If efficiency hasn't cut energy use, then what?
If efficiency hasn't cut energy use, then what?
- December 16, 2010
- Research by Kenneth Small, economics professor, is featured in the Grist December 15, 2010
From the Grist:
One of the most penetrating critiques of energy-efficiency dogma you'll ever read
is in this week's New Yorker (yes, the New Yorker). "The efficiency dilemma," by David
Owen, has this provocative subtitle: "If our machines use less energy, will we just
use them more?" Owen's answer is a resounding, iconoclastic, and probably correct
Yes.... A short form of the Jevons paradox, and a good entry point for discussing
it, is the "rebound effect" -- the tendency to employ more of something when efficiency
has effectively cut its cost.

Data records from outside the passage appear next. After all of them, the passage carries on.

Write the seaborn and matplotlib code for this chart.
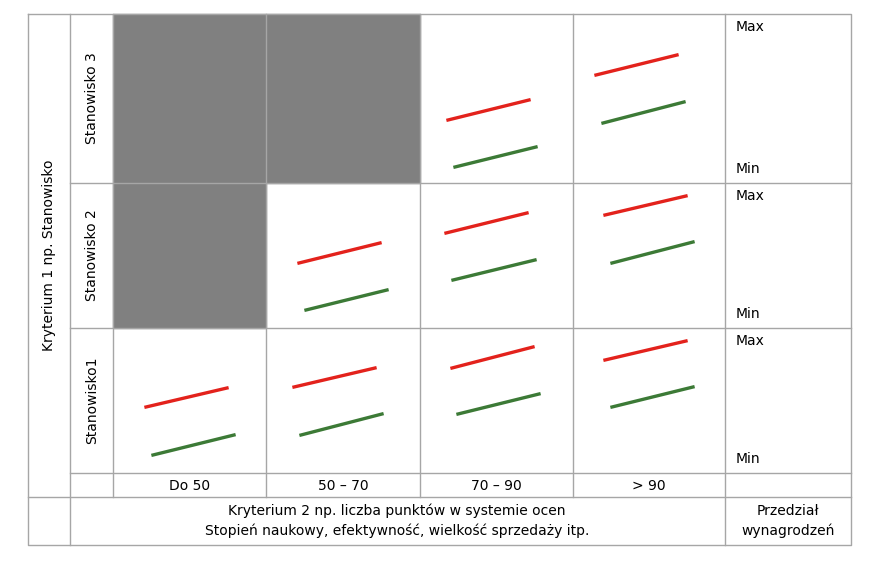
import numpy as np
import pandas as pd
import matplotlib
matplotlib.use("Agg")
import matplotlib.pyplot as plt
import seaborn as sns

# =====================================
# Data
# =====================================
col_labels = ["Do 50", "50 – 70", "70 – 90", "> 90"]
row_labels = ["Stanowisko 3", "Stanowisko 2", "Stanowisko1"]
gray_cells = [(0, 0), (0, 1), (1, 0)]  # (row, col)

# segment start/end in pixels (x0, y0, x1, y1)
red_segs = [
    (448, 120, 529, 100), (596, 75, 677, 55),
    (299, 263, 380, 243), (446, 233, 527, 213), (605, 215, 686, 196),
    (146, 407, 227, 388), (294, 387, 375, 368), (452, 368, 533, 347), (605, 360, 686, 341),
]
green_segs = [
    (455, 167, 536, 147), (603, 123, 684, 102),
    (306, 310, 387, 290), (453, 280, 535, 260), (612, 263, 693, 242),
    (153, 455, 234, 435), (301, 435, 382, 414), (458, 414, 539, 394), (612, 407, 693, 387),
]

# layout
col_x = [113, 266, 420, 573, 725]
row_y = [14, 183, 328, 473]
L, R, T, B = 28, 851, 14, 545

rows = []
for name, segs in [("red", red_segs), ("green", green_segs)]:
    for i, (x0, y0, x1, y1) in enumerate(segs):
        rows.append({"seg": f"{name}{i}", "kind": name, "x": x0, "y": y0})
        rows.append({"seg": f"{name}{i}", "kind": name, "x": x1, "y": y1})
df = pd.DataFrame(rows)

# =====================================
# Plot
# =====================================
fig = plt.figure(figsize=(8.74, 5.72), dpi=100)
ax = fig.add_axes([0, 0, 1, 1])
ax.set_xlim(0, 874)
ax.set_ylim(572, 0)
ax.axis("off")

for r, c in gray_cells:
    ax.add_patch(plt.Rectangle((col_x[c], row_y[r]), col_x[c + 1] - col_x[c],
                               row_y[r + 1] - row_y[r], color="#808080", zorder=0))

lc = "#a6a6a6"
lw = 1.0
# outer box
ax.plot([L, R, R, L, L], [T, T, B, B, T], color=lc, lw=lw)
# verticals
ax.plot([70, 70], [T, B], color=lc, lw=lw)
ax.plot([113, 113], [T, 497], color=lc, lw=lw)
for x in col_x[1:-1]:
    ax.plot([x, x], [T, 497], color=lc, lw=lw)
ax.plot([725, 725], [T, B], color=lc, lw=lw)
# horizontals
for y in row_y[1:]:
    ax.plot([70, R], [y, y], color=lc, lw=lw)
ax.plot([L, R], [497, 497], color=lc, lw=lw)

sns.lineplot(data=df, x="x", y="y", units="seg", hue="kind", estimator=None,
             palette={"red": "#e3221c", "green": "#3c7a36"}, lw=2.4,
             legend=False, ax=ax, sort=False)
ax.set_xlim(0, 874)
ax.set_ylim(572, 0)
ax.axis("off")

fs = 10
for i, lab in enumerate(col_labels):
    ax.text((col_x[i] + col_x[i + 1]) / 2, 486, lab, ha="center", va="center", fontsize=fs)
for i, lab in enumerate(row_labels):
    ax.text(92, (row_y[i] + row_y[i + 1]) / 2, lab, ha="center", va="center",
            rotation=90, fontsize=fs)
    ax.text(736, row_y[i] + 13, "Max", ha="left", va="center", fontsize=fs)
    ax.text(736, row_y[i + 1] - 14, "Min", ha="left", va="center", fontsize=fs)

ax.text(49, 255, "Kryterium 1 np. Stanowisko", ha="center", va="center",
        rotation=90, fontsize=fs)
ax.text(397, 521, "Kryterium 2 np. liczba punktów w systemie ocen\n"
        "Stopień naukowy, efektywność, wielkość sprzedaży itp.",
        ha="center", va="center", fontsize=fs, linespacing=1.5)
ax.text(788, 521, "Przedział\nwynagrodzeń", ha="center", va="center",
        fontsize=fs, linespacing=1.5)

plt.savefig("out.png", dpi=100)
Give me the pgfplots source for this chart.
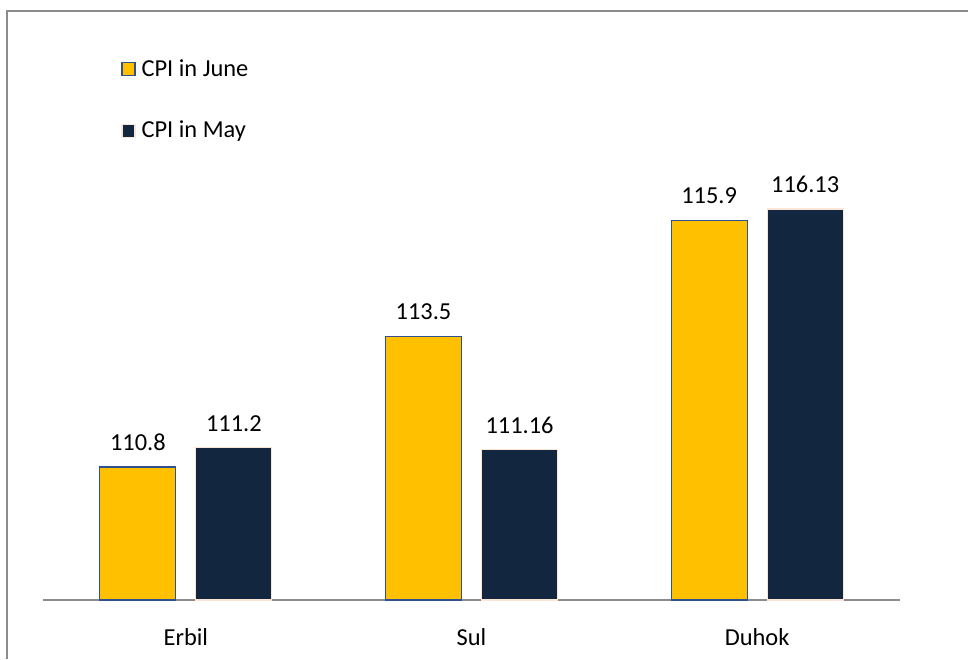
\documentclass[border=0pt]{standalone}
\usepackage{pgfplots}
\pgfplotsset{compat=1.18}
\usepackage{fontspec}
\setmainfont{Carlito}
\definecolor{cjune}{HTML}{FFC000}
\definecolor{cjuneedge}{HTML}{2F528F}
\definecolor{cmay}{HTML}{12263F}
\definecolor{cmayedge}{HTML}{FBE5D6}
\definecolor{cframe}{HTML}{8C8C8C}
\begin{document}
\begin{tikzpicture}
\useasboundingbox (0,0) rectangle (484pt,329.5pt);
\draw[cframe, line width=1.2pt] (3.5pt,0) -- (3.5pt,324pt) -- (484pt,324pt);
\begin{axis}[
  at={(21.5pt,29.5pt)}, anchor=south west,
  scale only axis,
  width=428.5pt, height=291.5pt,
  ymin=108.05, ymax=120.1,
  xmin=-0.5, xmax=2.5,
  ybar=10pt, bar width=38pt,
  axis y line=none,
  axis x line*=bottom,
  x axis line style={-, cframe, line width=1pt},
  xtick={0,1,2}, xticklabels={Erbil,Sul,Duhok},
  major tick length=0pt,
  xticklabel style={font=\fontsize{12.2}{14}\selectfont, yshift=-10.5pt},
  clip=false,
  point meta=explicit symbolic,
  nodes near coords,
  nodes near coords style={font=\fontsize{12.2}{14}\selectfont, black, yshift=4.5pt},
  legend style={at={(0.091,0.935)}, anchor=north west, draw=none, fill=none,
    font=\fontsize{12.2}{14}\selectfont, row sep=17pt, inner sep=0pt,
    /tikz/every odd column/.append style={column sep=1pt}},
  legend cell align=left,
  legend image code/.code={\draw[#1, line width=0.6pt] (0pt,-3.25pt) rectangle (6.5pt,3.25pt);},
]
\addplot[fill=cjune, draw=cjuneedge, line width=0.6pt] coordinates {(0,110.8)[110.8] (1,113.5)[113.5] (2,115.9)[115.9]};
\addplot[fill=cmay, draw=cmayedge, line width=0.6pt] coordinates {(0,111.2)[111.2] (1,111.16)[111.16] (2,116.13)[116.13]};
\legend{CPI in June, CPI in May}
\end{axis}
\end{tikzpicture}
\end{document}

The rebound effect is a staple of transportation analysis,
in two separate forms. One is the rebound in gallons of gas consumed when fuel efficiency
standards have reduced the fuel cost to drive a mile. The other is the rebound from
the reduction in car trips after imposition of a road toll, now that the drop in traffic
has made it possible to cover the same ground in less time. Rebound effect one turns
out to be small. As UC Irvine economics professor Ken Small has shown, no more than
20 percent of the gasoline savings from improved engine efficiency have been lost
to the tendency to drive more miles -- and much less in the short term. Rebound effect
two is more significant and becoming more so, as time increasingly trumps money in
the decision-making of drivers, at least better-off ones.